Benefit: This thought experiment uncovers aspirations you might be suppressing and helps distinguish between goals limited by genuine constraints versus those limited by fear.
25. How has my identity shaped my experiences?
Consider how aspects of who you are have influenced your journey. How have factors like your gender, race, religion, sexuality, abilities, or socioeconomic background affected your opportunities and challenges? What strengths have emerged from your specific life position? What misconceptions do others have?
Benefit: This reflection builds self-awareness about how identity factors shape your perspective and prepares you to navigate diverse environments with greater understanding.
26. What do I need in my support system going forward?
Identify the kinds of support that help you flourish. What emotional resources do you need? What practical assistance? Who provides different types of support in your life? What gaps exist in your current support network? How might you build relationships that offer what you need?
Benefit: Understanding your support needs helps you cultivate meaningful connections and seek appropriate resources rather than struggling alone.
27. How do I respond to stress and pressure?
Examine your stress response patterns. What physical signs tell you you’re overwhelmed? What emotional reactions emerge? What thought patterns? What healthy and unhealthy coping mechanisms do you use? What reliably helps you regain balance? What situations consistently trigger stress?
Benefit: Recognizing your stress signals and responses helps you develop proactive management strategies for high-pressure situations in college, work, and beyond.
28. What do I value most in my education?
Reflect on what matters to you about learning. Is it acquiring specific knowledge? Developing certain skills? The social experience? Intellectual challenge? Creative expression? How aligned has your education been with these values? How might this guide your future educational choices?
Benefit: Clarifying your educational values helps you make more fulfilling academic decisions and get the most out of future learning opportunities.

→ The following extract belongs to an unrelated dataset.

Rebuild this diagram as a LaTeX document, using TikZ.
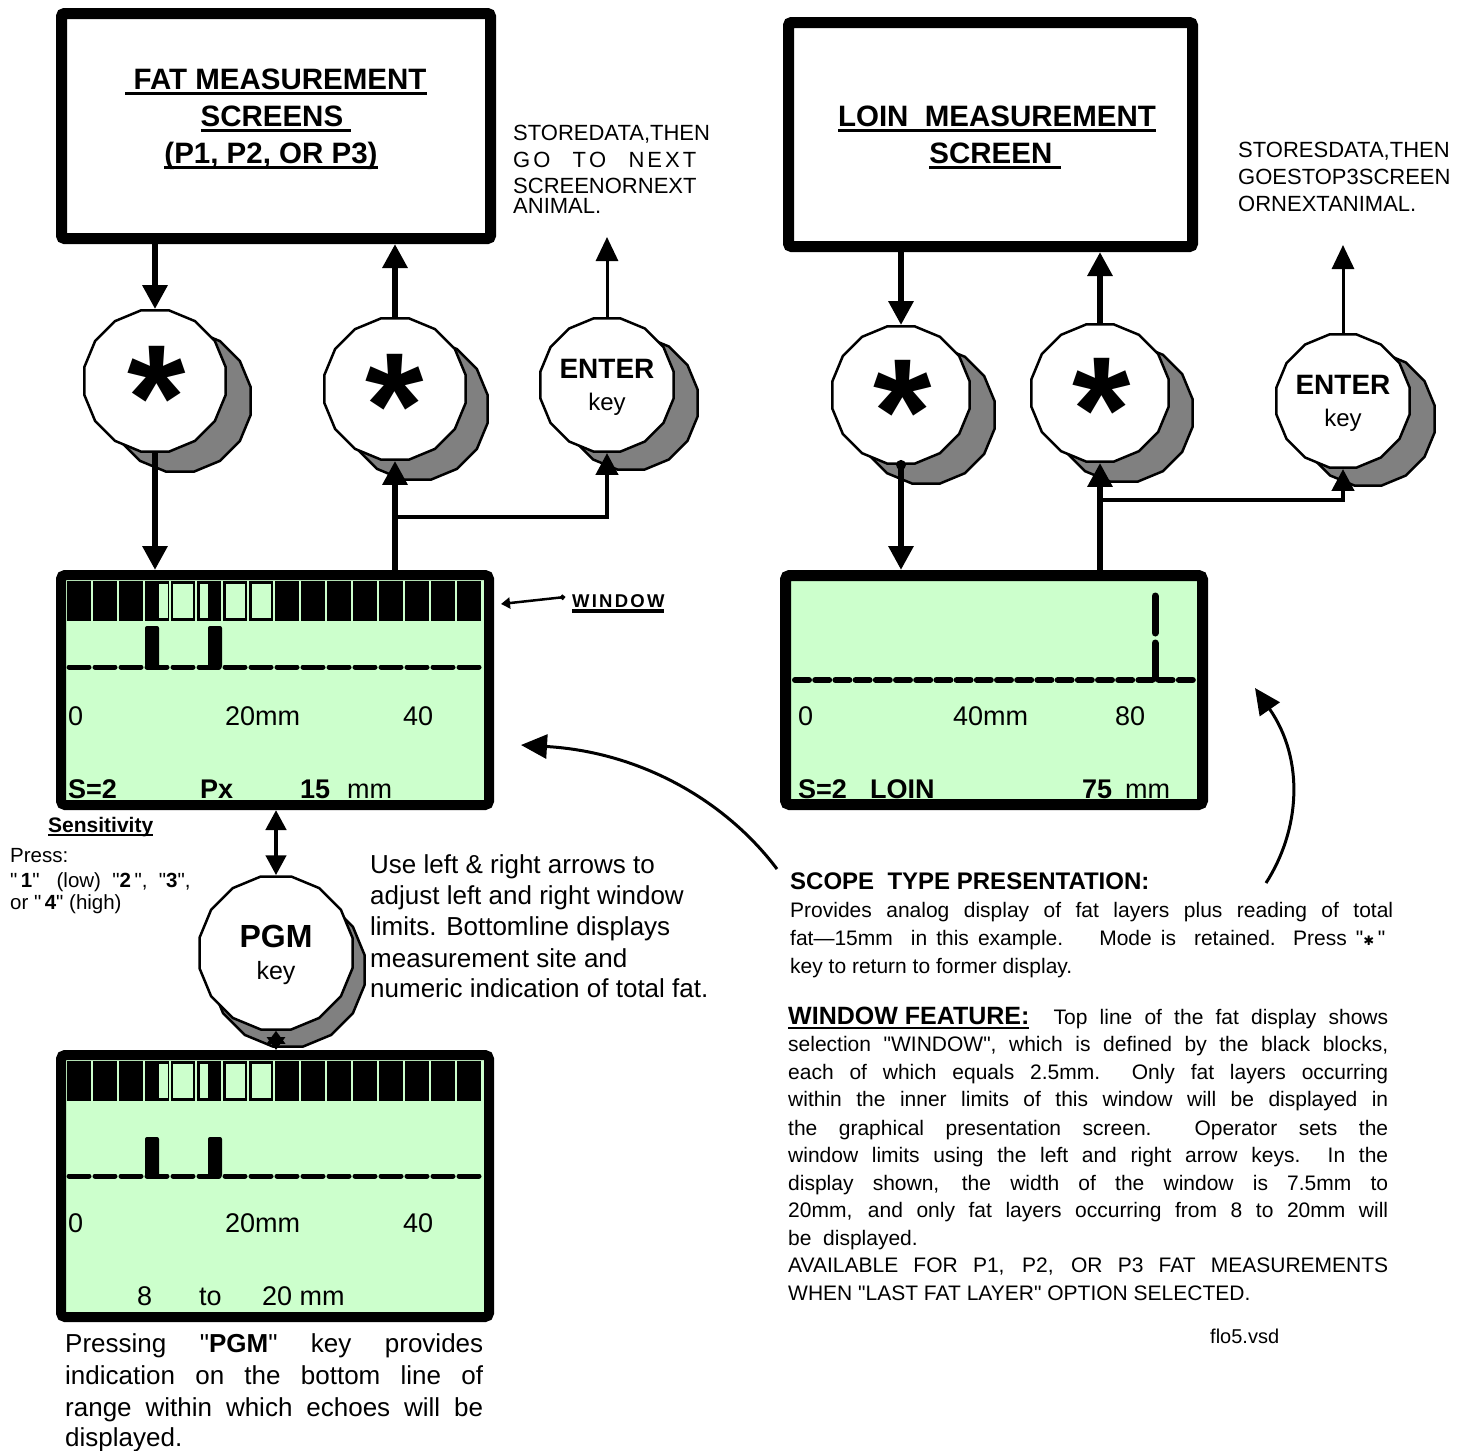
\documentclass[tikz,border=0pt]{standalone}
\usepackage{fontspec}
\setmainfont{Liberation Sans}
\newfontfamily\dejavu{DejaVu Sans}
\usetikzlibrary{arrows.meta,shapes.geometric}
\definecolor{lcd}{HTML}{CCFFCC}
\definecolor{shade}{HTML}{808080}
\newsavebox\ulbox
\newcommand\myul[3]{\sbox\ulbox{#3}\rlap{\rule[#1]{\wd\ulbox}{#2}}\usebox\ulbox}
\newcommand\fs[1]{\fontsize{#1}{#1}\selectfont}
\newcommand\jline[2]{\makebox[#1][s]{#2}}
\newcommand\dq{\XeTeXglyph\XeTeXcharglyph"22\relax}
\newcommand\keypair[6]{%
  \node[keyshadow, minimum size=#4pt] (#1-sh) at (#5,#6) {};
  \node[keybody, minimum size=#4pt] (#1) at (#2,#3) {};}
\newcommand\winrow[1]{%
  \foreach \i in {0,...,15}{\fill ({66.6+26*\i},#1) rectangle ({91.4+26*\i},#1+40);}
  \fill[lcd] (158.5,#1+3) rectangle (168,#1+37);
  \fill[lcd] (173,#1+3) rectangle (193,#1+37);
  \fill[lcd] (200,#1+3) rectangle (208,#1+37);
  \fill[lcd] (226,#1+3) rectangle (245,#1+37);
  \fill[lcd] (252,#1+3) rectangle (271,#1+37);}
\newcommand\pulses[2]{%
  \fill[rounded corners=2pt] (145,#2) -- (145,#1) -- (159,#1) -- (159,#2) -- cycle;
  \fill[rounded corners=2pt] (208,#2) -- (208,#1) -- (222,#1) -- (222,#2) -- cycle;}
\newcommand\dashbase[1]{%
  \foreach \i in {0,...,15}{\draw[line width=5pt, line cap=round] ({69+26*\i},#1) -- ({89+26*\i},#1);}}
\begin{document}
\begin{tikzpicture}[x=1pt,y=-1pt,
  every node/.style={inner sep=0pt},
  txt/.style={anchor=base west},
  ctxt/.style={anchor=base},
  tbox/.style={draw, line width=11pt, rounded corners=3pt},
  lcdbox/.style={draw, line width=10pt, fill=lcd, rounded corners=4pt},
  keybody/.style={regular polygon, regular polygon sides=16, draw, line width=2.5pt, fill=white},
  keyshadow/.style={regular polygon, regular polygon sides=16, draw, line width=2.5pt, fill=shade},
  conn/.style={line width=6pt, -{Triangle[length=24pt,width=24pt]}},
  brconn/.style={line width=4.5pt, -{Triangle[length=22pt,width=22pt]}},
  thinconn/.style={line width=3pt, -{Triangle[length=24pt,width=22pt]}},
  dbl/.style={line width=4.5pt, {Triangle[length=20pt,width=20pt]}-{Triangle[length=20pt,width=20pt]}},
  dblshort/.style={line width=4.5pt, {Triangle[length=13pt,width=18pt]}-{Triangle[length=13pt,width=18pt]}},
  curvearr/.style={line width=3pt, -{Triangle[length=26pt,width=24pt]}},
  startxt/.style={anchor=base, font=\fs{150}\bfseries},
]
\useasboundingbox (0,0) rectangle (1473,1451);
\fill[white] (0,0) rectangle (1473,1451);

% ---------- title boxes
\node[tbox, minimum width=429pt, minimum height=225pt] (fatbox) at (276,126) {};
\node[ctxt, font=\fs{29.5}\bfseries] (fat1) at (276,89) {\myul{-0.2em}{0.09em}{\ FAT MEASUREMENT}};
\node[ctxt, font=\fs{29.5}\bfseries] (fat2) at (276,126) {\myul{-0.2em}{0.09em}{SCREENS\ }};
\node[ctxt, font=\fs{29.5}\bfseries] (fat3) at (271,163) {\myul{-0.2em}{0.09em}{(P1, P2, OR P3)}};

\node[tbox, minimum width=404pt, minimum height=224pt] (loinbox) at (990.5,134.5) {};
\node[ctxt, font=\fs{29.5}\bfseries] (loin1) at (997,126) {\myul{-0.2em}{0.09em}{LOIN\ \ MEASUREMENT}};
\node[ctxt, font=\fs{29.5}\bfseries] (loin2) at (995,163) {\myul{-0.2em}{0.09em}{SCREEN\ }};

% ---------- keys
\keypair{lstar}{155}{381}{144}{180}{401}
\keypair{mstar}{395}{389}{144}{417}{409}
\keypair{lenter}{607}{385}{136}{631}{403}
\keypair{rstar1}{901}{395}{140}{926}{415}
\keypair{rstar2}{1100}{393}{140}{1124}{413}
\keypair{renter}{1343}{401}{136}{1368}{419}
\keypair{pgm}{276}{953}{156}{288}{970}

\node[startxt] (lstar-t) at (157,449) {*};
\node[startxt] (mstar-t) at (395,457) {*};
\node[startxt] (rstar1-t) at (903,463) {*};
\node[startxt] (rstar2-t) at (1102,461) {*};
\node[ctxt, font=\fs{28}\bfseries] (lenter-t) at (607,378) {ENTER};
\node[ctxt, font=\fs{24}] (lenter-k) at (607,410) {key};
\node[ctxt, font=\fs{28}\bfseries] (renter-t) at (1343,394) {ENTER};
\node[ctxt, font=\fs{24}] (renter-k) at (1343,426) {key};
\node[ctxt, font=\fs{32}\bfseries] (pgm-t) at (276,947) {PGM};
\node[ctxt, font=\fs{25}] (pgm-k) at (276,979) {key};

% ---------- displays
\node[lcdbox, minimum width=428pt, minimum height=230pt] (fatdisp) at (275,690) {};
\winrow{581}
\pulses{626}{668}
\dashbase{667}
\node[txt, font=\fs{27}] (f0) at (68,725) {0};
\node[txt, font=\fs{27}] (f20) at (225,725) {20mm};
\node[txt, font=\fs{27}] (f40) at (403,725) {40};
\node[txt, font=\fs{27}\bfseries] (fs2) at (68,798) {S=2};
\node[txt, font=\fs{27}\bfseries] (fpx) at (200,798) {Px};
\node[txt, font=\fs{27}\bfseries] (f15) at (300,798) {15};
\node[txt, font=\fs{27}] (fmm) at (347,798) {mm};

\node[lcdbox, line width=11pt, minimum width=417pt, minimum height=229pt] (loindisp) at (994,690) {};
\foreach \i in {0,...,19}{\draw[line width=6pt, line cap=round] ({795+20.2*\i},680) -- ({809+20.2*\i},680);}
\draw[line width=7pt, line cap=round] (1155,596) -- (1155,633);
\draw[line width=7pt, line cap=round] (1155,643) -- (1155,678);
\node[txt, font=\fs{27}] (l0) at (798,725) {0};
\node[txt, font=\fs{27}] (l40) at (953,725) {40mm};
\node[txt, font=\fs{27}] (l80) at (1115,725) {80};
\node[txt, font=\fs{27}\bfseries] (ls2) at (798,798) {S=2};
\node[txt, font=\fs{27}\bfseries] (lloin) at (870,798) {LOIN};
\node[txt, font=\fs{27}\bfseries] (l75) at (1082,798) {75};
\node[txt, font=\fs{27}] (lmm) at (1125,798) {mm};

\node[lcdbox, minimum width=428pt, minimum height=262pt] (pgmdisp) at (275,1186) {};
\winrow{1061}
\pulses{1137}{1177}
\dashbase{1176}
\node[txt, font=\fs{27}] (p0) at (68,1232) {0};
\node[txt, font=\fs{27}] (p20) at (225,1232) {20mm};
\node[txt, font=\fs{27}] (p40) at (403,1232) {40};
\node[txt, font=\fs{27}] (p8) at (137,1305) {8};
\node[txt, font=\fs{27}] (pto) at (199,1305) {to};
\node[txt, font=\fs{27}] (p20b) at (262,1305) {20 mm};

% ---------- connectors
\draw[conn] (lstar |- fatbox.south) -- (lstar.north);
\draw[conn] (lstar.south) -- (lstar |- fatdisp.north);
\draw[conn] (mstar.north) -- (mstar |- fatbox.south);
\draw[conn] (mstar |- fatdisp.north) -- (mstar.south);
\coordinate (lbr) at (395,517);
\draw[brconn] (lbr) -| (lenter.south);
\coordinate (lup) at (607,237);
\draw[thinconn] (lenter.north) -- (lup);

\draw[conn] (rstar1 |- loinbox.south) -- (rstar1.north);
\fill (rstar1.south) circle (5pt);
\draw[conn] (rstar1.south) -- (rstar1 |- loindisp.north);
\draw[conn] (rstar2.north) -- (rstar2 |- loinbox.south);
\draw[conn] (rstar2 |- loindisp.north) -- (rstar2.south);
\coordinate (rbr) at (1100,500);
\draw[brconn] (rbr) -| (renter.south);
\coordinate (rup) at (1343,245);
\draw[thinconn] (renter.north) -- (rup);

\draw[dbl] (pgm |- fatdisp.south) -- (pgm.north);
\draw[dblshort] (pgm.south) -- (pgm |- pgmdisp.north);

% ---------- WINDOW label
\node[txt, font=\fs{18.5}\bfseries\addfontfeature{LetterSpace=12}] (wlabel) at (572,607) {\myul{-0.3em}{0.17em}{WINDOW}};
\coordinate (wtip) at (501,604);
\coordinate (wstart) at (565,597);
\draw[line width=2.5pt, {Circle[length=5pt]}-{Triangle[length=9pt,width=11pt]}] (wstart) -- (wtip);

% ---------- curved arrows
\coordinate (c1s) at (777,869);
\coordinate (c1e) at (521,745);
\draw[curvearr] (c1s) .. controls (725,800) and (640,752) .. (c1e);
\coordinate (c2s) at (1266,883);
\coordinate (c2e) at (1255,688);
\draw[curvearr] (c2s) .. controls (1300,830) and (1305,760) .. (c2e);

% ---------- texts
\node[txt, font=\fs{22}] (sd1) at (513,140) {STOREDATA,THEN};
\node[txt, font=\fs{22}] (sd2) at (513,167) {\hbox to 183pt{G\kern3pt O\hfill T\kern3pt O\hfill N\kern3pt E\kern3pt X\kern3pt T}};
\node[txt, font=\fs{22}] (sd3) at (513,193) {SCREENORNEXT};
\node[txt, font=\fs{22}] (sd4) at (513,213) {ANIMAL.};

\node[txt, font=\fs{22}] (rs1) at (1238,157) {STORESDATA,THEN};
\node[txt, font=\fs{22}] (rs2) at (1238,184) {GOESTOP3SCREEN};
\node[txt, font=\fs{22}] (rs3) at (1238,211) {ORNEXTANIMAL.};

\node[txt, font=\fs{21}\bfseries] (sens) at (48,832) {\myul{-0.2em}{0.1em}{Sensitivity}};
\node[txt, font=\fs{20.5}] (press1) at (10,862) {Press:};
\node[txt, font=\fs{20.5}] (press2) at (10,887) {\dq\,\textbf{1}\dq\ \ \ (low)\ \ \dq\textbf{2}\,\dq,\ \ \dq\textbf{3}\dq,};
\node[txt, font=\fs{20.5}] (press3) at (10,909) {or \dq\,\textbf{4}\dq\ (high)};

\node[txt, font=\fs{26}] (use1) at (370,873) {Use left \& right arrows to};
\node[txt, font=\fs{26}] (use2) at (370,904) {adjust left and right window};
\node[txt, font=\fs{26}] (use3) at (370,935) {limits. Bottomline displays};
\node[txt, font=\fs{26}] (use4) at (370,967) {measurement site and};
\node[txt, font=\fs{26}] (use5) at (370,997) {numeric indication of total fat.};

\node[txt, font=\fs{26}] (pr1) at (65,1352) {\jline{418pt}{Pressing \dq\textbf{PGM}\dq\ key provides}};
\node[txt, font=\fs{26}] (pr2) at (65,1384) {\jline{418pt}{indication on the bottom line of}};
\node[txt, font=\fs{26}] (pr3) at (65,1416) {\jline{418pt}{range within which echoes will be}};
\node[txt, font=\fs{26}] (pr4) at (65,1446) {displayed.};

\node[txt, font=\fs{24}\bfseries] (scope) at (790,889) {SCOPE\ \ TYPE PRESENTATION:};
\node[txt, font=\fs{21}] (sc1) at (790,917) {\jline{603pt}{Provides analog display of fat layers plus reading of total}};
\node[txt, font=\fs{21}] (sc2) at (790,945) {\jline{595pt}{fat—15mm\ \ in this example.\ \ \ \ Mode is\ \ retained. Press \dq{\dejavu\fs{13}✱}\,\dq}};
\node[txt, font=\fs{21}] (sc3) at (790,973) {key to return to former display.};

\node[txt, font=\fs{21}] (wf1) at (788,1024) {\jline{600pt}{{\fs{25}\bfseries\myul{-0.2em}{0.1em}{WINDOW FEATURE:}}\ \ Top line of the fat display shows}};
\node[txt, font=\fs{21}] (wf2) at (788,1051) {\jline{600pt}{selection \dq WINDOW\dq, which is defined by the black blocks,}};
\node[txt, font=\fs{21}] (wf3) at (788,1079) {\jline{600pt}{each of which equals 2.5mm.\ \ Only fat layers occurring}};
\node[txt, font=\fs{21}] (wf4) at (788,1106) {\jline{600pt}{within the inner limits of this window will be displayed in}};
\node[txt, font=\fs{21}] (wf5) at (788,1135) {\jline{600pt}{the graphical presentation screen.\ \ Operator sets the}};
\node[txt, font=\fs{21}] (wf6) at (788,1162) {\jline{600pt}{window limits using the left and right arrow keys.\ \ In the}};
\node[txt, font=\fs{21}] (wf7) at (788,1190) {\jline{600pt}{display shown, the width of the window is 7.5mm to}};
\node[txt, font=\fs{21}] (wf8) at (788,1217) {\jline{600pt}{20mm, and only fat layers occurring from 8 to 20mm will}};
\node[txt, font=\fs{21}] (wf9) at (788,1245) {be\ \ displayed.};
\node[txt, font=\fs{21}] (wf10) at (788,1272) {\jline{600pt}{AVAILABLE FOR P1, P2, OR P3 FAT MEASUREMENTS}};
\node[txt, font=\fs{21}] (wf11) at (788,1300) {WHEN \dq LAST FAT LAYER\dq\ OPTION SELECTED.};

\node[txt, font=\fs{20}] (flo) at (1210,1343) {flo5.vsd};
\end{tikzpicture}
\end{document}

29. How do my actions align with my stated values?
Examine the consistency between what you believe and how you behave. What values do you claim as important? Where do your actions match these values? Where do you notice gaps? What makes alignment difficult in certain areas? How might you bring your behavior more in line with your principles?
Benefit: This honest assessment helps reduce cognitive dissonance and builds integrity by identifying areas for greater consistency between beliefs and actions.
30. What would I tell my freshman self if I could go back in time?
Draft a letter to your younger self. What wisdom would you share? What reassurance? What warnings? What perspective? What would you tell your freshman self to worry less about? To pay more attention to? How would you describe the journey ahead?
Benefit: This reflection highlights your growth and learning, consolidating the wisdom you’ve gained throughout high school and preparing you to carry these insights forward.
Wrapping Up
Your senior year journal isn’t just a record of this pivotal time—it’s a conversation with yourself that can provide clarity, comfort, and direction as you navigate one of life’s most significant transitions. These prompts offer starting points, but your journal should ultimately follow wherever your thoughts and feelings need to go.
The act of regular reflection through journaling builds self-awareness that will serve you well beyond graduation. By taking time to process your experiences, emotions, and aspirations, you’re developing a skill that fosters resilience and intentional living throughout adulthood.